Saturday, January 20, 2007

Like it or not, math matters. A lot.

As science and technology penetrate ever more deeply into many spheres of public and private life, only the most die-hard of 'math-haters' will fail to appreciate the increasing role of mathematics in the development of our contemporary society. Early in my career as an urban and regional planner with a liberal arts background, it was necessary every now and then for me to fall back on earlier training in statistics and basic math in order to understand some of the more technical documents I came across in the course of my work.

With time, however, my job required me to deal increasingly with people from other disciplines including climate science, ecology, finance, energy. Then I found myself rapidly approaching the limit of what I can know--and do--about issues that fall outside my field. For example, I could barely follow the more technical aspects of climate science discussions because they routinely utilize the language of advanced mathematics, beyond the rudimentary knowledge and skills I had learned in my undergrad years.

The lesson was: any professional with a liberal arts background whose work intersects with climate change issues, needs to significantly upgrade his/her knowledge of advanced mathematics, or risk being lost in the conversation. At a more general level, one might argue that society as a whole stands to lose if the search for solutions to the complex problems facing us today are left in the hands of a relatively small group of "insiders." We need to democratize our problem-solving system by raising the general level of numeracy (as distinct from literacy) worldwide.

With these thoughts in mind, I began a long-term study of relevant topics in mathematics. Given my full-time job, I could not do this by enrolling in traditional classroom courses. And none of the online courses I came across satisfied my particular needs. On the other hand, I discovered hundreds of online tools and resources by which to teach myself what I needed to know. And it wasn't all work and no play. I have been pleasantly surprised at the number of fun things you can find in the math world, like this visualization of pi that was posted on Wikipedia today, and that guy who is claiming that he's found a solution to the troublesome zero.

In starting this blog, I hope to benefit from the "collective intelligence" of the Web in the form of readers comments and suggestions for locating the best math learning resources, interesting news and the like. It is a social learning experiment of sorts. I'm sure there are several people who also feel the need to improve their knowledge and skills in math for personal or professional reasons. May they find inspiration from my on-going account, and hopefully, (re) start their own journeys.

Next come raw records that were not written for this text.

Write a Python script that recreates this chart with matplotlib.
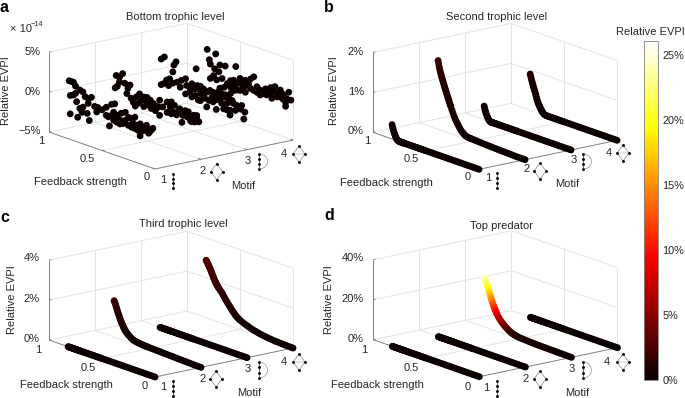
import numpy as np
import matplotlib
matplotlib.use("Agg")
import matplotlib.pyplot as plt
from matplotlib.cm import ScalarMappable
from matplotlib.colors import Normalize
from matplotlib.lines import Line2D
from matplotlib.transforms import Affine2D
from mpl_toolkits.mplot3d import proj3d

plt.rcParams['font.family'] = ['Liberation Sans', 'DejaVu Sans']

W, H = 685, 398
motifs = [1, 2, 3, 4]
cbar_ticks = [0, 5, 10, 15, 20, 25]
cbar_max = 26.1

# ---- panel a: scattered values (units of 1e-14 %) ----
a1_fb = [.81,.79,.77,.75,.80,.77,.75,.80,.73,.71,.68,.74,.71,.69,.64,.62,.66,.63,.60,.63,.68,.57,.54,.50,.46,.41,.38,.55,.44,.41,.38,.35,.32,.43,.33,.28,.25,.22,.19,.21,.17,.14,.14,.11,.08,.05,.02,.06,.39,.36,.30,.25,.22,.19,.16,.11,.08,.03,.46,.39,.28,.33]
a1_v = [2.3,2.3,2.3,1.9,.5,.7,1.0,-1.8,-1.9,1.6,1.5,0,-.7,-1.1,-1.0,-1.8,1.0,.9,1.2,.3,-.4,.2,.2,.1,.6,1.2,1.4,-.4,-.5,-.2,-.4,.1,.5,-1.6,-.9,-.2,.3,.3,.6,-.2,-.3,0,-1.5,-.3,-.3,-.6,0,-.8,-.7,-.8,-.7,-.7,-.8,-.8,-.9,-.7,.1,-.2,-.4,.3,.8,-.4]
a2_fb = [.81,.80,.77,.74,.77,.72,.69,.67,.79,.70,.66,.64,.61,.58,.54,.51,.62,.59,.54,.50,.47,.43,.42,.39,.36,.32,.28,.25,.20,.17,.13,.09,.04,.02,.18,.32,.28,.23,.12,.07,.51,.45,.39,.29,.26,.15,.04,.10,.06,.56,.48,.40,.29,.21,.09]
a2_v = [.2,1.8,1.7,2.3,1.1,1.2,.7,1.2,.5,0,-.4,-.8,0,.5,.3,.4,-1.2,-.7,-.9,-.5,-.8,-.9,-.3,-1.3,-.1,.7,.9,.6,.4,-.3,-.3,-.1,-.1,-.4,-1.2,-.6,-.6,-.5,.4,.2,-.2,-.1,.6,.2,-.3,.4,.3,-.6,-.6,-.2,.2,-.3,.6,.1,-.7]
a3_fb = [.81,.78,.67,.69,.70,.76,.73,.79,.81,.70,.66,.62,.58,.74,.63,.54,.49,.44,.41,.54,.49,.58,.41,.36,.33,.29,.25,.29,.22,.16,.13,.10,.06,.02,.03,.16,.19,.38,.32,.48,.44,.52,.32,.24,.11,.05,.19,.46,.57,.52,.47,.43,.38,.35,.30,.27,.24,.21,.17,.14,.40,.44]
a3_v = [2.6,3.0,2.9,2.4,1.5,.2,.5,-.4,-.6,.1,.4,.8,1.2,-.4,-.1,.3,.3,.9,.7,-.3,-.5,-.7,-.1,-.5,.1,-.1,.4,-1.3,-.9,-1.4,.2,.1,-.2,-.4,-1.3,-.8,-.1,-1.4,.7,2.9,0,-.8,-.5,-.3,-.6,.3,-.9,-.9,.4,.85,.86,.45,.46,.8,.4,1.0,.9,.6,.6,.5,-.4,-.9]
a4_fb = [.81,.73,.79,.78,.74,.69,.64,.54,.70,.75,.78,.67,.72,.62,.56,.50,.45,.40,.37,.59,.53,.47,.40,.34,.31,.26,.21,.17,.31,.25,.20,.15,.10,.07,.04,.02,.07,.14,.59,.53,.50,.44,.37,.25,.18,.09,.06,.56,.64,.69,.65,.59,.56,.50,.45,.42,.34,.28,.21,.10,.12]
a4_v = [2.6,2.4,1.4,.9,.5,1.2,1.3,1.7,.3,-.4,-.9,-.4,-.8,-.8,-.1,.4,.4,.8,1.2,-1.1,-.4,-.5,-.4,.1,-.2,.2,.6,.9,-.8,-.5,-.7,-.3,-.3,-.6,.8,-.1,-1.1,.2,-1.9,-1.2,-.2,-.2,-.5,.1,.2,.2,-.1,-1.4,-2.3,-1.7,-1.4,-.3,-.7,-1.1,-1.1,.1,-.6,-.5,-.2,.3,.7]

# ---- panels b, c, d: curves on a shared feedback grid ----
feedback = np.concatenate([np.arange(25) * 0.02, 0.50 + np.arange(20) * 0.01, 0.70 + np.arange(25) * 0.005])
flat = [0.0] * 70

b1 = [0.0]*25 + [0.0]*20 + [0,0,0,0,0,0,0,0,0,0,0,0,.005,.01,.02,.035,.05,.08,.11,.14,.17,.21,.25,.30,.36]
b2 = [0,0,0,0,0,.002,.004,.006,.008,.01,.012,.014,.016,.018,.02,.022,.025,.028,.03,.033,.036,.04,.043,.047,.05,
      .052,.054,.056,.058,.061,.066,.08,.095,.115,.135,.16,.195,.235,.275,.32,.365,.415,.47,.54,.61,
      .68,.715,.75,.79,.83,.865,.90,.94,.975,1.01,1.05,1.09,1.13,1.17,1.21,1.25,1.29,1.33,1.37,1.42,1.47,1.52,1.58,1.65,1.72]
b3 = [0.0]*25 + [0.0]*20 + [0,0,0,0,0,0,0,0,0,0,0,0,0,.01,.02,.03,.05,.075,.10,.13,.16,.20,.24,.29,.34]
b4 = [0.0]*25 + [0,0,0,0,0,0,0,0,0,0,0,0,0,0,0,0,0,0,.005,.015] + [.04,.06,.08,.10,.12,.145,.17,.195,.22,.25,.28,.32,.36,.41,.46,.50,.54,.58,.62,.66,.71,.75,.80,.85,.90]

c2 = [0,0,0,.003,.006,.01,.013,.017,.02,.024,.028,.032,.036,.04,.044,.048,.052,.056,.06,.064,.068,.072,.076,.08,.084,
      .088,.09,.092,.095,.10,.105,.11,.115,.12,.13,.14,.15,.16,.17,.19,.22,.25,.29,.33,.37,
      .43,.46,.49,.52,.56,.60,.65,.70,.75,.80,.85,.91,.97,1.03,1.10,1.17,1.24,1.31,1.39,1.47,1.55,1.63,1.70,1.76,1.82]
c4 = [0,0,.01,.01,.01,.02,.02,.03,.03,.04,.05,.06,.07,.09,.10,.12,.14,.17,.19,.22,.25,.29,.33,.37,.42,
      .47,.50,.54,.58,.62,.68,.74,.80,.86,.93,1.00,1.06,1.13,1.20,1.28,1.36,1.44,1.52,1.58,1.64,
      1.70,1.73,1.76,1.80,1.84,1.88,1.93,1.98,2.03,2.08,2.14,2.20,2.26,2.32,2.38,2.44,2.50,2.55,2.60,2.65,2.70,2.75,2.80,2.84,2.88]

d3 = [0,.02,.04,.06,.08,.10,.12,.14,.16,.18,.2,.22,.24,.26,.28,.30,.33,.36,.40,.46,.52,.58,.64,.70,.77,
      .85,.95,1.05,1.2,1.35,1.5,1.7,1.95,2.25,2.55,2.9,3.3,3.7,4.15,4.6,5.1,5.6,6.2,6.9,7.6,
      8.5,9.0,9.5,10.0,10.6,11.2,11.8,12.4,13.1,13.8,14.5,15.3,16.1,16.9,17.7,18.5,19.3,20.0,20.8,21.5,22.2,22.9,23.5,24.1,24.7]

fig = plt.figure(figsize=(W / 100, H / 100), dpi=100)
px = Affine2D().scale(1, -1).translate(0, H)  # reference pixel coords
norm = Normalize(0, cbar_max)
GRID, AXC, TXT = '#e4e4e4', '#808080', '#262626'
FS = 8.0


def txt(x, y, s, size=FS, ha='center', va='center', **kw):
    fig.text(x, y, s, transform=px, fontsize=size, ha=ha, va=va, color=kw.pop('color', TXT), **kw)


def panel(left, front, right, zlim, zticks, series, scale=1.0, size=24):
    ax = fig.add_axes([0, 0, .5, .5], projection='3d', proj_type='ortho')
    ax.set_box_aspect((174.7, 172.9, 83))
    ax.view_init(elev=15.7, azim=-127.8)
    ax.set_xlim(1, 4, view_margin=0)
    ax.set_ylim(0, 1, view_margin=0)
    ax.set_zlim(*zlim, view_margin=0)
    ax.set_axis_off()
    ax.patch.set_alpha(0)
    z0, z1 = zlim

    # fit the projected box onto the reference pixel corners
    S, x0, y0 = 300.0, 0.0, 0.0
    for _ in range(4):
        ax.set_position([x0 / W, y0 / H, S / W, S / H])
        M = ax.get_proj()
        def disp(a, b, c):
            p = proj3d.proj_transform(a, b, c, M)
            return ax.transData.transform((p[0], p[1]))
        f = disp(1, 0, z0)
        r = disp(4, 0, z0)
        target = np.array([right[0] - front[0], front[1] - right[1]], float)
        S *= np.linalg.norm(target) / np.linalg.norm(r - f)
        ax.set_position([x0 / W, y0 / H, S / W, S / H])
        f = disp(1, 0, z0)
        x0 += front[0] - f[0]
        y0 += (H - front[1]) - f[1]
    ax.set_position([x0 / W, y0 / H, S / W, S / H])

    kw = dict(color=GRID, lw=0.7, solid_capstyle='butt', clip_on=False)
    for m in [2, 3]:
        ax.plot([m, m], [0, 1], [z0, z0], **kw)
        ax.plot([m, m], [1, 1], [z0, z1], **kw)
    ax.plot([1, 4], [.5, .5], [z0, z0], **kw)
    ax.plot([4, 4], [.5, .5], [z0, z1], **kw)
    for z in zticks:
        ax.plot([1, 4], [1, 1], [z, z], **kw)
        ax.plot([4, 4], [0, 1], [z, z], **kw)
    ax.plot([4, 4], [1, 1], [z0, z1], **kw)
    ax.plot([4, 4], [0, 0], [z0, z1], **kw)

    kw = dict(color=AXC, lw=0.7, solid_capstyle='butt', clip_on=False)
    ax.plot([1, 1], [0, 1], [z0, z0], **kw)
    ax.plot([1, 4], [0, 0], [z0, z0], **kw)
    ax.plot([1, 1], [1, 1], [z0, z1], **kw)
    for z in zticks:
        ax.plot([1, 1.05], [1, 1], [z, z], **kw)
    for m in motifs:
        ax.plot([m, m], [0, .025], [z0, z0], **kw)
    ax.plot([1, 1.05], [.5, .5], [z0, z0], **kw)

    for m, fb, val in series:
        val = np.asarray(val, float)
        ax.scatter(np.full(len(val), m), fb, val, c=val * scale, cmap='hot', norm=norm,
                   s=size, linewidths=0, depthshade=False, clip_on=False)
    return ax


def icon_chain(x, y0, y1):
    ys = np.linspace(y0, y1, 4)
    fig.add_artist(Line2D([x, x], [y0, y1], transform=px, color='k', lw=0.4))
    fig.add_artist(Line2D([x] * 4, ys, transform=px, ls='', marker='o', ms=2.1, mfc='k', mec='k', mew=0))


def icon_diamond(cx, cy, bar=False):
    xs = [cx, cx + 6, cx, cx - 6, cx]
    ys = [cy - 8, cy, cy + 8, cy, cy - 8]
    fig.add_artist(Line2D(xs, ys, transform=px, color='#555555', lw=0.35))
    if bar:
        fig.add_artist(Line2D([cx - 6, cx + 6], [cy, cy], transform=px, color='#888888', lw=0.3))
    fig.add_artist(Line2D(xs[:4], ys[:4], transform=px, ls='', marker='o', ms=2.1, mfc='k', mec='k', mew=0))


def icon_arc(x, y0, y1):
    icon_chain(x, y0, y1)
    t = np.radians(np.arange(-90, 91, 10))
    r = (y1 - y0) / 2
    fig.add_artist(Line2D(x + 8.5 * np.cos(t), (y0 + y1) / 2 + r * np.sin(t),
                          transform=px, color='#777777', lw=0.4))


def labels(letter, lxy, title, txy, zlab, zx, ylab_xy, fbt, fbl_xy, mots, motif_xy, icons):
    txt(lxy[0], lxy[1], letter, size=11.5, fontweight='bold', color='k', ha='left')
    txt(txy[0], txy[1], title)
    for y, s in zlab:
        txt(zx, y, s, ha='right')
    txt(ylab_xy[0], ylab_xy[1], 'Relative EVPI', rotation=90)
    for x, y, s in fbt:
        txt(x, y, s)
    txt(fbl_xy[0], fbl_xy[1], 'Feedback strength')
    for i, (x, y) in enumerate(mots):
        txt(x, y, str(motifs[i]))
    txt(motif_xy[0], motif_xy[1], 'Motif')
    icon_chain(*icons[0])
    icon_diamond(*icons[1])
    icon_arc(*icons[2])
    icon_diamond(*icons[3], bar=True)


panel((49, 132), (155, 169), (293, 140), (-5, 5), [-5, 0, 5],
      [(1, a1_fb, a1_v), (2, a2_fb, a2_v), (3, a3_fb, a3_v), (4, a4_fb, a4_v)], scale=1e-14)
panel((373, 132), (479, 169.3), (617, 140), (0, 2), [0, 1, 2],
      [(4, feedback, b4), (3, feedback, b3), (2, feedback, b2), (1, feedback, b1)])
panel((49, 340), (155, 377), (293, 348), (0, 4), [0, 2, 4],
      [(4, feedback, c4), (3, feedback, flat), (2, feedback, c2), (1, feedback, flat)])
panel((373, 339.3), (479.3, 376.7), (617.3, 347), (0, 40), [0, 20, 40],
      [(4, feedback, flat), (3, feedback, d3), (2, feedback, flat), (1, feedback, flat)])

labels('a', (0, 8), 'Bottom trophic level', (175, 17),
       [(52, '5%'), (92, '0%'), (131, '\u22125%')], 41, (6, 91),
       [(41, 141, '1'), (87, 159, '0.5'), (147, 177, '0')], (80, 182),
       [(163, 180), (203, 171), (248, 161), (284, 154)], (243, 186),
       [(173, 174, 188), (216.7, 171.6), (259, 154, 169), (299, 154)])
txt(10, 29, '\u00d7 10', ha='left')
txt(31, 24.5, '\u221214', size=5.2, ha='left')

labels('b', (324, 8), 'Second trophic level', (496.7, 17),
       [(52, '2%'), (92, '1%'), (131, '0%')], 364, (334, 91),
       [(367, 141, '1'), (411, 159, '0.5'), (468, 177, '0')], (386, 183),
       [(488, 178), (527, 169), (574, 160), (609, 153)], (567, 184),
       [(497, 173, 188), (540, 171), (583, 154, 169), (623, 153)])

labels('c', (0, 217), 'Third trophic level', (183, 224),
       [(258, '4%'), (299, '2%'), (339, '0%')], 40, (12, 300),
       [(38, 350, '1'), (88, 368, '0.5'), (145, 386, '0')], (66, 385),
       [(163, 387), (203, 379), (248, 369), (284, 362)], (249, 393),
       [(173, 381, 396), (216, 379), (259, 362, 378), (299, 362)])

labels('d', (324, 216), 'Top predator', (502, 226),
       [(258, '40%'), (299, '20%'), (339, '0%')], 364, (329, 300),
       [(364, 350, '1'), (411, 368, '0.5'), (468, 387, '0')], (377, 385),
       [(486, 388), (526, 379), (572, 369), (607, 362)], (577, 393),
       [(497, 381, 396), (540, 379), (583, 362, 378), (623, 362)])

# colour bar
cax = fig.add_axes([644 / W, 1 - 380 / H, 13.5 / W, 339 / H])
cb = fig.colorbar(ScalarMappable(norm=norm, cmap='hot'), cax=cax)
cb.set_ticks(cbar_ticks)
cb.set_ticklabels([f'{t}%' for t in cbar_ticks])
cax.tick_params(length=0, labelsize=7.8, pad=3.5, labelcolor=TXT)
cb.outline.set_edgecolor(AXC)
cb.outline.set_linewidth(0.6)
txt(650, 32, 'Relative EVPI')

fig.savefig('out.png', dpi=100)
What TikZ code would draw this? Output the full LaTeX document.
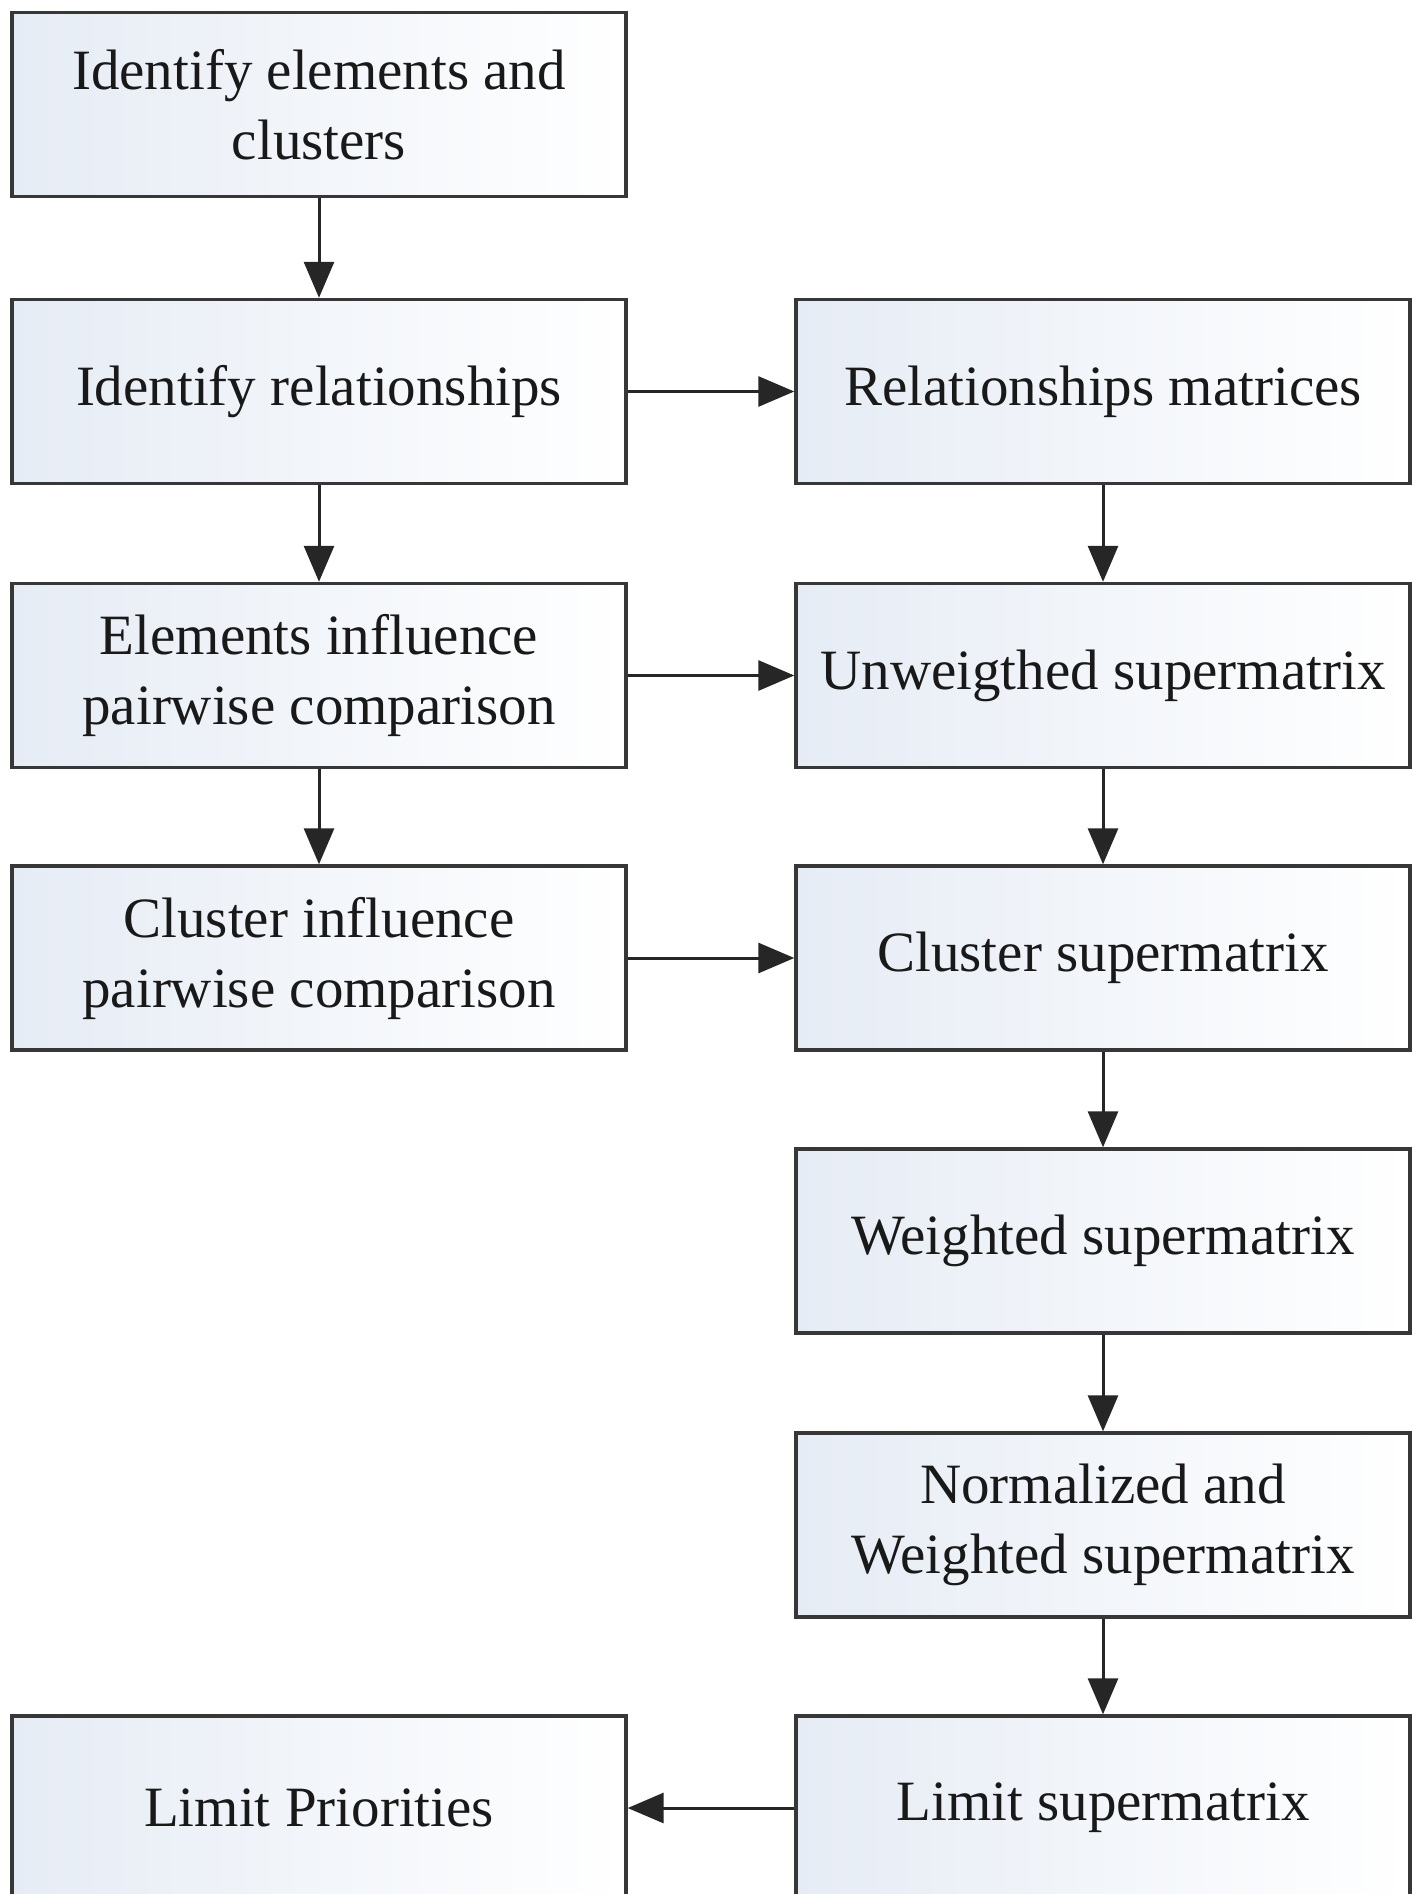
\documentclass[tikz,border=0pt]{standalone}
\usepackage{fontspec}
\setmainfont{Liberation Serif}
\usetikzlibrary{arrows.meta}
\definecolor{boxfill}{RGB}{230,236,245}
\definecolor{boxline}{RGB}{55,55,55}
\tikzset{
  stepbox/.style={draw=boxline, line width=3.4pt, left color=boxfill, right color=white,
    minimum width=614pt, minimum height=184pt, align=center, inner sep=0pt,
    font=\fontsize{57}{70}\selectfont, text=black!90},
  conn/.style={line width=3pt, draw=black!85, -{Triangle[length=36pt,width=30pt]}}
}
\begin{document}
\begin{tikzpicture}[x=1pt,y=1pt]
\useasboundingbox[fill=white] (0,0) rectangle (1416,-1894);
\node[stepbox] (a) at (319,-104.5) {Identify elements and\\clusters};
\node[stepbox] (b) at (319,-391.5) {Identify relationships};
\node[stepbox] (c) at (319,-675.5) {Elements influence\\pairwise comparison};
\node[stepbox] (d) at (319,-958) {Cluster influence\\pairwise comparison};
\node[stepbox] (r1) at (1103,-391.5) {Relationships matrices};
\node[stepbox] (r2) at (1103,-675.5) {Unweigthed supermatrix};
\node[stepbox] (r3) at (1103,-958) {Cluster supermatrix};
\node[stepbox] (r4) at (1103,-1241) {Weighted supermatrix};
\node[stepbox] (r5) at (1103,-1525) {Normalized and\\Weighted supermatrix};
\node[stepbox] (r6) at (1103,-1808) {Limit supermatrix};
\node[stepbox] (lp) at (319,-1808) {Limit Priorities};
\draw[conn] (a) -- (b);
\draw[conn] (b) -- (c);
\draw[conn] (c) -- (d);
\draw[conn] (b) -- (r1);
\draw[conn] (c) -- (r2);
\draw[conn] (d) -- (r3);
\draw[conn] (r1) -- (r2);
\draw[conn] (r2) -- (r3);
\draw[conn] (r3) -- (r4);
\draw[conn] (r4) -- (r5);
\draw[conn] (r5) -- (r6);
\draw[conn] (r6) -- (lp);
\end{tikzpicture}
\end{document}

The problems facing humanity today are large, and currently revolve around human technology, society and nature relations. Many of these problems are best expressed in the language of mathematics; a language that many people do not understand mainly because they did not consider it relevant to their needs. But if one seeks to be part of the solution to the troubles we face, one needs to be able to communicate clearly in as many languages as possible, including mathematics. To know or not to be, that is the question.